Look for the string "matplotlib" in every line, and copy each line that has it.

Rows from a dataset:
..............................

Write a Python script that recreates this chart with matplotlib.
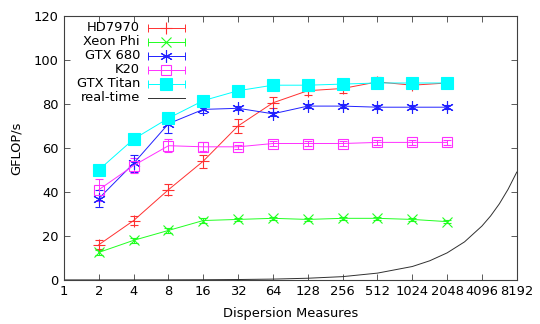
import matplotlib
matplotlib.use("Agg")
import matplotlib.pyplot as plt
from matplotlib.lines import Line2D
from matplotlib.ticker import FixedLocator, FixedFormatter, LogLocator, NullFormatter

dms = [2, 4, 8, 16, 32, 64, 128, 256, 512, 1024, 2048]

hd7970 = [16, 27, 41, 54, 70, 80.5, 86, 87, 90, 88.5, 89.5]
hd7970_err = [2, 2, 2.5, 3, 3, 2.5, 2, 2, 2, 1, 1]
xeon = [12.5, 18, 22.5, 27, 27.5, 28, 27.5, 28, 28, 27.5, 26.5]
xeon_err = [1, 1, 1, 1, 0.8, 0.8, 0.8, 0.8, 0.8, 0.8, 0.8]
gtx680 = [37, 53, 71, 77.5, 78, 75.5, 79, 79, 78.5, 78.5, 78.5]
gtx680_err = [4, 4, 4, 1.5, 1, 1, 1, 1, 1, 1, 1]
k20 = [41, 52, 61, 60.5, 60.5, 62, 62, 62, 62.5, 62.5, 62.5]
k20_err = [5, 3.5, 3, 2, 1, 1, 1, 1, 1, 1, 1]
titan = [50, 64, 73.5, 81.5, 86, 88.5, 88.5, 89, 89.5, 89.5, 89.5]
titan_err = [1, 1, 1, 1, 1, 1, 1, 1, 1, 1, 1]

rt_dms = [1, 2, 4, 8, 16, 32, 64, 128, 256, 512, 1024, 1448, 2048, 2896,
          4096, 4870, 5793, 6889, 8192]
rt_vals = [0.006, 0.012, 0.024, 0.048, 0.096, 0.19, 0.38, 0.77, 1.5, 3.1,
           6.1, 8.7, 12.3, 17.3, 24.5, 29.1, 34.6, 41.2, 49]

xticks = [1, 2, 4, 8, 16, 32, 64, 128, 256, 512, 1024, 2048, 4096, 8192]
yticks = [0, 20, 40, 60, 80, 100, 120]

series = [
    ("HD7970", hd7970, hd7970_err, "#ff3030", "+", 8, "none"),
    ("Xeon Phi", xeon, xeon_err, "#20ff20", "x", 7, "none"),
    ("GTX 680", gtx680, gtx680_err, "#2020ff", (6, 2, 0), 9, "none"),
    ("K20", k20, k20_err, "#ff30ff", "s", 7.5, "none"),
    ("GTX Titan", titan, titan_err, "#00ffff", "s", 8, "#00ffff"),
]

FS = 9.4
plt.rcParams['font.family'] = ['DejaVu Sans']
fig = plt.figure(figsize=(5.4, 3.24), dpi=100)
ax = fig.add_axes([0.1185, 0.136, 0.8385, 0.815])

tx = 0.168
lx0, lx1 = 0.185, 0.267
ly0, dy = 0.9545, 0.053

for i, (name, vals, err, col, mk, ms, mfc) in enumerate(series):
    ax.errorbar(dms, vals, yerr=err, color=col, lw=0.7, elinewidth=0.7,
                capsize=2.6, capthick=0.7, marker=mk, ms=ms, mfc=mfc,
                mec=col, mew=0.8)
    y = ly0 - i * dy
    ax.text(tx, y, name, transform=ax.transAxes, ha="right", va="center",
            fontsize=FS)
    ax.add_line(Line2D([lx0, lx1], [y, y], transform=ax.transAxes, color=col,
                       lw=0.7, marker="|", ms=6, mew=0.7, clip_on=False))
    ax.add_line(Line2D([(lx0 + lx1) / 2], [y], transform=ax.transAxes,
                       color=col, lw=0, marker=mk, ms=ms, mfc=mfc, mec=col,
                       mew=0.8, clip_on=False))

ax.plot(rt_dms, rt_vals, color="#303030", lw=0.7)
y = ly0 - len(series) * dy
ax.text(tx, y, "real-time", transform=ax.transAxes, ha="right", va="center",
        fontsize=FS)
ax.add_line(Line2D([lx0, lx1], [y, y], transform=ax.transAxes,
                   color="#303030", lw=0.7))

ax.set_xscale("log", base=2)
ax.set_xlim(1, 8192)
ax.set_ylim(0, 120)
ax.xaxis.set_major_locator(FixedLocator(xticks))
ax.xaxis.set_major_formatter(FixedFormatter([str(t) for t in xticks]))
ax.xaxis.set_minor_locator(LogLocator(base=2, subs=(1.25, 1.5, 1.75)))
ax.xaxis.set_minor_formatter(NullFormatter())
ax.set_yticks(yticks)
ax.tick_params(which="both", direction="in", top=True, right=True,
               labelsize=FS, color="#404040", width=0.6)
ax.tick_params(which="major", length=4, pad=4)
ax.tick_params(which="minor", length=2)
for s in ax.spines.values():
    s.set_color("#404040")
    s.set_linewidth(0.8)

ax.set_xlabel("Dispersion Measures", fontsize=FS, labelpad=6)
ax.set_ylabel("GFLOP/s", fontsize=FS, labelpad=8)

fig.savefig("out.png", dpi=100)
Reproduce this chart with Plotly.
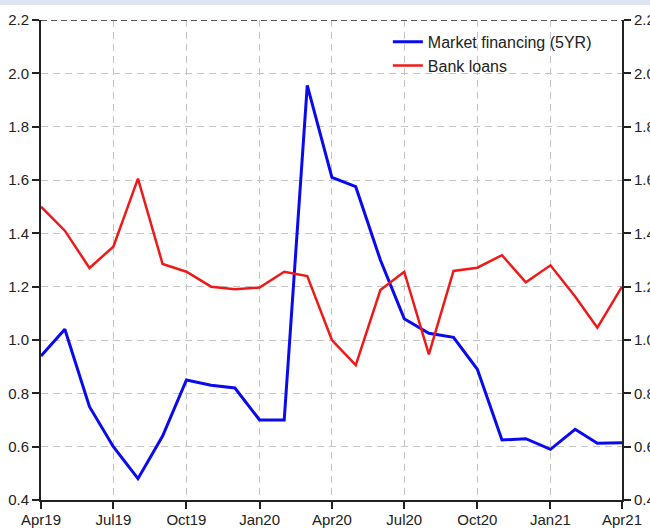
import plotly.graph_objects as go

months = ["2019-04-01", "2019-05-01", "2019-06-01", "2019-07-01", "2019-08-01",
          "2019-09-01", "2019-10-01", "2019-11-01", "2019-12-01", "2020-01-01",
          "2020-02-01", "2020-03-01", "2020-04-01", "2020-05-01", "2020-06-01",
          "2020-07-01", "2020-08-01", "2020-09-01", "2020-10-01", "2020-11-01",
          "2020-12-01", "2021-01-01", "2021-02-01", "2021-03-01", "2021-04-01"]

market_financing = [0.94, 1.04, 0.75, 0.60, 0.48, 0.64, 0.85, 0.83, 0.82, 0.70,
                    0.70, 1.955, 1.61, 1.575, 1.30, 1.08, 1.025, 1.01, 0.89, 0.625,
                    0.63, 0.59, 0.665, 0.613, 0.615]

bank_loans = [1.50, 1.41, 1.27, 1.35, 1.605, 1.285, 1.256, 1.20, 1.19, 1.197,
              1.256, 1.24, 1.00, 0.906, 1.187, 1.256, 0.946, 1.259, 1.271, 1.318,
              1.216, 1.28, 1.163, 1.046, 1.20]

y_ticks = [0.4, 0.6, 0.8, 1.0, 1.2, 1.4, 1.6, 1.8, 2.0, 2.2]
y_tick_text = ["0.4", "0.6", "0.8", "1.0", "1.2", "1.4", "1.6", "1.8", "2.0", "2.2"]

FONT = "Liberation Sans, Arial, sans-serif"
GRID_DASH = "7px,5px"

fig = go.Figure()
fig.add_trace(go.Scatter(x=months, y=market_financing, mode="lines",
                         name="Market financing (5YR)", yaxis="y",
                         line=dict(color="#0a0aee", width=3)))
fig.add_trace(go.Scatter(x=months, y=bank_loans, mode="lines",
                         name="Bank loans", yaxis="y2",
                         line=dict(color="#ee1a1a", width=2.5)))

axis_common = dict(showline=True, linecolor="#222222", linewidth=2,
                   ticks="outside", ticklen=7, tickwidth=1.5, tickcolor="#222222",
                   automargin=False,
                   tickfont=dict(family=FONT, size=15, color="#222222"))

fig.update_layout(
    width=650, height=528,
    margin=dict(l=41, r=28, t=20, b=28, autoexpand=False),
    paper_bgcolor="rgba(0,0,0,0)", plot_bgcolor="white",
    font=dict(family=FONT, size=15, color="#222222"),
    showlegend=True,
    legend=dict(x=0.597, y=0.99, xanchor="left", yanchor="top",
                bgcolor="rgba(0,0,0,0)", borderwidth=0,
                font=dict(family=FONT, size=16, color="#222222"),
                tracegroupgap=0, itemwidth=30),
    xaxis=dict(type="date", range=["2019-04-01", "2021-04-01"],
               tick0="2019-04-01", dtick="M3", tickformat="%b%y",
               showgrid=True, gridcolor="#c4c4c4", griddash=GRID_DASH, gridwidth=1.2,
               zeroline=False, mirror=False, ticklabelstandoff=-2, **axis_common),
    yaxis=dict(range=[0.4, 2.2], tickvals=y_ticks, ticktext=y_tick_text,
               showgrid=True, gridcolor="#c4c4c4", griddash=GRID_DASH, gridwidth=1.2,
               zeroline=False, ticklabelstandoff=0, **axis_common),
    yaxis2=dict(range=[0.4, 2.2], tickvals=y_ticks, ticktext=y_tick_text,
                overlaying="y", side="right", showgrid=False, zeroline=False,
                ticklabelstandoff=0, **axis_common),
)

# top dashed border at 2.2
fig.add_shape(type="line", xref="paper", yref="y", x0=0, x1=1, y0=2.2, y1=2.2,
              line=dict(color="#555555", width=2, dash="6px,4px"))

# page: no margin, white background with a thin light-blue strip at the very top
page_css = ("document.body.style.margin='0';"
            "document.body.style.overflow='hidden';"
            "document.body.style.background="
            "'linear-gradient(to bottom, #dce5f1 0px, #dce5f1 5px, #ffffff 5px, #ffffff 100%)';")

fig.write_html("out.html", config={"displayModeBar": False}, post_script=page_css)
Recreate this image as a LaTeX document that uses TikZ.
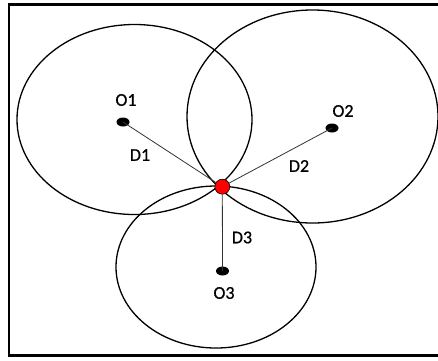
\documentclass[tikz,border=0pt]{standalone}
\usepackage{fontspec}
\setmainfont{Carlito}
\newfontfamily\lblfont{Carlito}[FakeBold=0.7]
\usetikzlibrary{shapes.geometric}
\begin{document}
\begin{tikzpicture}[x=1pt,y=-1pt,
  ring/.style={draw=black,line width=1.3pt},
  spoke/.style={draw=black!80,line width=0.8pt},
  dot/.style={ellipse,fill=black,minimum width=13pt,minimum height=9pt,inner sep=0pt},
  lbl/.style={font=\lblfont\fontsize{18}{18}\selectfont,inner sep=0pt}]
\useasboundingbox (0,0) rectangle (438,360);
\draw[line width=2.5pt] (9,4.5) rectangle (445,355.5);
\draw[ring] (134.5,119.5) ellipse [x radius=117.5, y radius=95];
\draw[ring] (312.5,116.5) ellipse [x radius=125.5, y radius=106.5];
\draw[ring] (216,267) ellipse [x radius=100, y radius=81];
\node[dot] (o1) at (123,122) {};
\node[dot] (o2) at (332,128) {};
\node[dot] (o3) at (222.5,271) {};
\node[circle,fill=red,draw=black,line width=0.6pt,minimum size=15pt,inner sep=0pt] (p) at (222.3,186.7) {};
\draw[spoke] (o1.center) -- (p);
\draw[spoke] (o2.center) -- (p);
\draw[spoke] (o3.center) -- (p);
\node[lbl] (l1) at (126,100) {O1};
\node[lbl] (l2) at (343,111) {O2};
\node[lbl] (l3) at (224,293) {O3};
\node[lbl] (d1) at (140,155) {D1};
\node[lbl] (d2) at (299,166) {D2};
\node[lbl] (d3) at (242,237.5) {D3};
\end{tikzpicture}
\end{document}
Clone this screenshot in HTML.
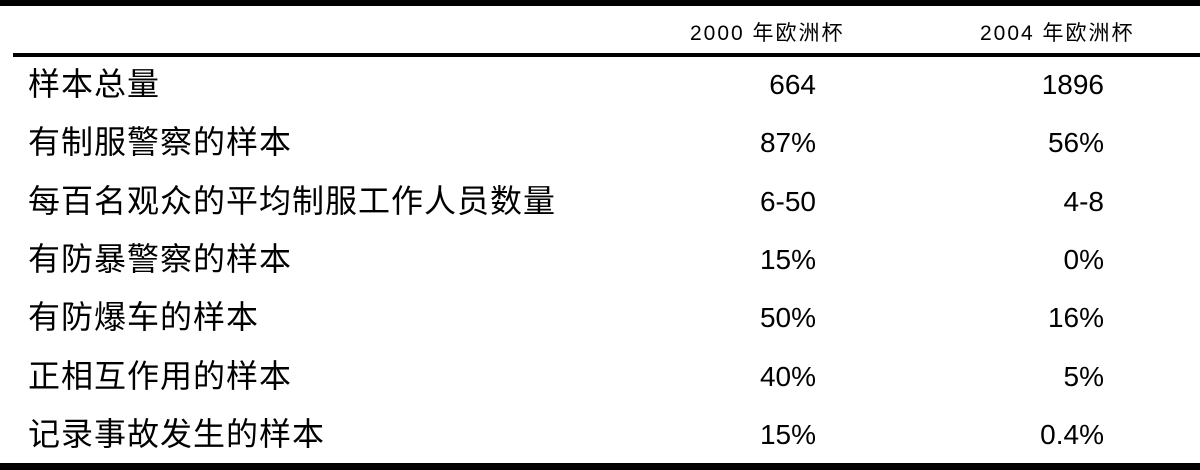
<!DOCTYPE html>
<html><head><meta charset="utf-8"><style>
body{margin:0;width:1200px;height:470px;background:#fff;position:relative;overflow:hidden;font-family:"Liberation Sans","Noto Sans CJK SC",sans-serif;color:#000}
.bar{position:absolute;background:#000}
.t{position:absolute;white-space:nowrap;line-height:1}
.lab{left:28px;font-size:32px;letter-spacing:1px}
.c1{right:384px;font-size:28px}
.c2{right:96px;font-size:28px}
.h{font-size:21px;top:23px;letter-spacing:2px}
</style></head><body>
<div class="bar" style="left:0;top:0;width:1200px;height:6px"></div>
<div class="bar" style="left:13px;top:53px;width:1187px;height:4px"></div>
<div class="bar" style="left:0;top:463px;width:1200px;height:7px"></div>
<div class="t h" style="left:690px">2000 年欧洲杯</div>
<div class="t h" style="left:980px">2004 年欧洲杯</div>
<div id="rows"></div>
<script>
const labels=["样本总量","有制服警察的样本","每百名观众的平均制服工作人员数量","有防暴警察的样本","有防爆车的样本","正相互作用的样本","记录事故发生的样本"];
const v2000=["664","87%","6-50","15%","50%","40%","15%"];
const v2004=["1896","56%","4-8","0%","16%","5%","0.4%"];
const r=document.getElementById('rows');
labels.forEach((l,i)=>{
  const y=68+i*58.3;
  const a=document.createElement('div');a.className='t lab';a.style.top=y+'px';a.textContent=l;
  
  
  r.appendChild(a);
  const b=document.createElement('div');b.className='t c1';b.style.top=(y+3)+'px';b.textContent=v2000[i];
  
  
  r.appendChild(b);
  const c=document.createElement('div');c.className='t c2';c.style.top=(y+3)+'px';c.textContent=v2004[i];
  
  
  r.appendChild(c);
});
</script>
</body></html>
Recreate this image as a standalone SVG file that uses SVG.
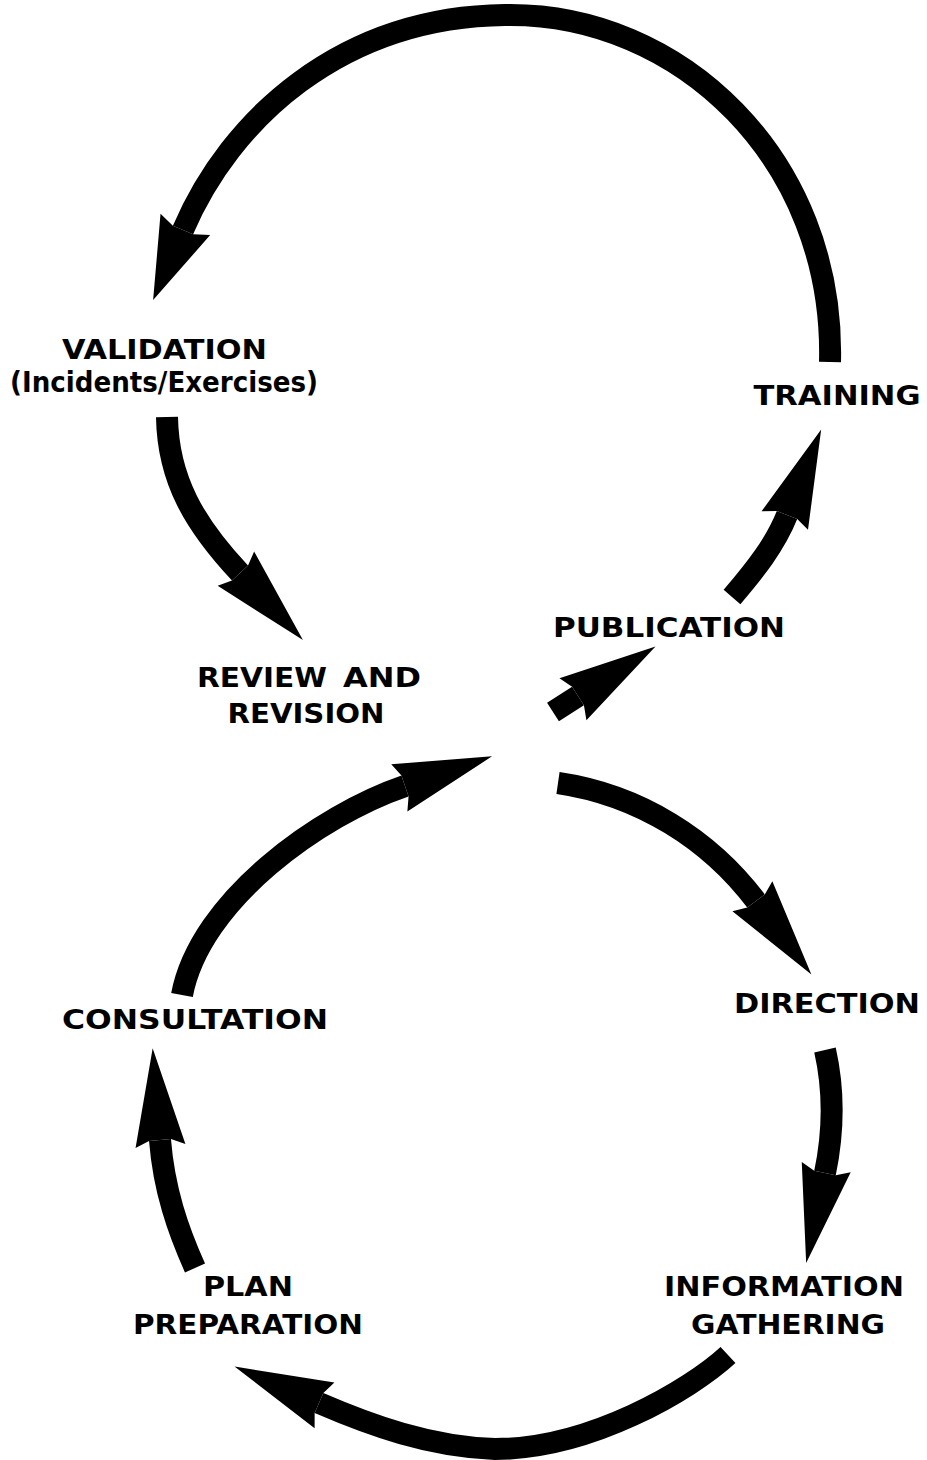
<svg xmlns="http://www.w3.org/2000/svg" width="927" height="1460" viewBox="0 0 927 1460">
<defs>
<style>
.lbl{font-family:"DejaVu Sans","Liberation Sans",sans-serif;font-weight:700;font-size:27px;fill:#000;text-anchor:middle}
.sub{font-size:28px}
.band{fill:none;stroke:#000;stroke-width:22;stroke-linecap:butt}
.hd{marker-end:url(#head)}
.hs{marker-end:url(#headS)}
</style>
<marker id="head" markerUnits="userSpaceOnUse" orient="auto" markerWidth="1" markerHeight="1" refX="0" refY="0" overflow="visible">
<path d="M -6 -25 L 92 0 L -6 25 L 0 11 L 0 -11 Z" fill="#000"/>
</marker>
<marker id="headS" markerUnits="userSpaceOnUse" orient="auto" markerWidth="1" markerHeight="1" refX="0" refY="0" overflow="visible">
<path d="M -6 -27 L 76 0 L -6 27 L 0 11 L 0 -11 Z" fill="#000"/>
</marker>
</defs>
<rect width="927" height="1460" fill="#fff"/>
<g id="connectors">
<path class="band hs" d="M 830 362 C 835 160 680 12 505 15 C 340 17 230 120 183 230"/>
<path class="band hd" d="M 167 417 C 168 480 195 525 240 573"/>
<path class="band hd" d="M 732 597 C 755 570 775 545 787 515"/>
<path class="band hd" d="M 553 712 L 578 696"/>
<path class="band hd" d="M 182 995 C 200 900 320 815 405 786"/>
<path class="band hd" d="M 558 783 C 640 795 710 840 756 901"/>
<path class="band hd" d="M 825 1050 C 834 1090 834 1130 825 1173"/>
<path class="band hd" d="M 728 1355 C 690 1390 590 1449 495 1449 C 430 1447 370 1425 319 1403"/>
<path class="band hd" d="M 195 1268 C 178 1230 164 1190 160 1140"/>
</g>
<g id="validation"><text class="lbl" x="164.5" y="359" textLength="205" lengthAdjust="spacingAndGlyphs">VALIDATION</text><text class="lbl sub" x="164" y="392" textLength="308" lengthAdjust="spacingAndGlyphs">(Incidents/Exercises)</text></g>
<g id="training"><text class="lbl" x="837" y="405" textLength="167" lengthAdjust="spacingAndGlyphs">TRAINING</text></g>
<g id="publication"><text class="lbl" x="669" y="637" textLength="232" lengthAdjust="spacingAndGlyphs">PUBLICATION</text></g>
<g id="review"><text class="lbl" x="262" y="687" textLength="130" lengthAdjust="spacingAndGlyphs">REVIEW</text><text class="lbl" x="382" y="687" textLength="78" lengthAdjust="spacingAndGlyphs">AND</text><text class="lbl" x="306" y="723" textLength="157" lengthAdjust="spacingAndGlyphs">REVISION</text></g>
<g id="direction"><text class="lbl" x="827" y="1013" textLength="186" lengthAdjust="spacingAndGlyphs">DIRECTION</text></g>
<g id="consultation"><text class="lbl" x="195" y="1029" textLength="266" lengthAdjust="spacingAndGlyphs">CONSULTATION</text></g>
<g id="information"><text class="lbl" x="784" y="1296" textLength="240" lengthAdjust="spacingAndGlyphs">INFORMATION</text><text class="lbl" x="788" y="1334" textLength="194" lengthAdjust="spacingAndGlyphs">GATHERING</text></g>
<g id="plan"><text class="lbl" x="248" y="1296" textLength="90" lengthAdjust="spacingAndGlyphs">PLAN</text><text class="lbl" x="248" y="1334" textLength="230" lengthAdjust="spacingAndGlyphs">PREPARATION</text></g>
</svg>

..............................

*Completed task*.
Write a Python script that recreates this chart with matplotlib.
import matplotlib
matplotlib.use("Agg")
import matplotlib.pyplot as plt
from matplotlib.lines import Line2D
from matplotlib.ticker import FixedLocator, FixedFormatter, LogLocator, NullFormatter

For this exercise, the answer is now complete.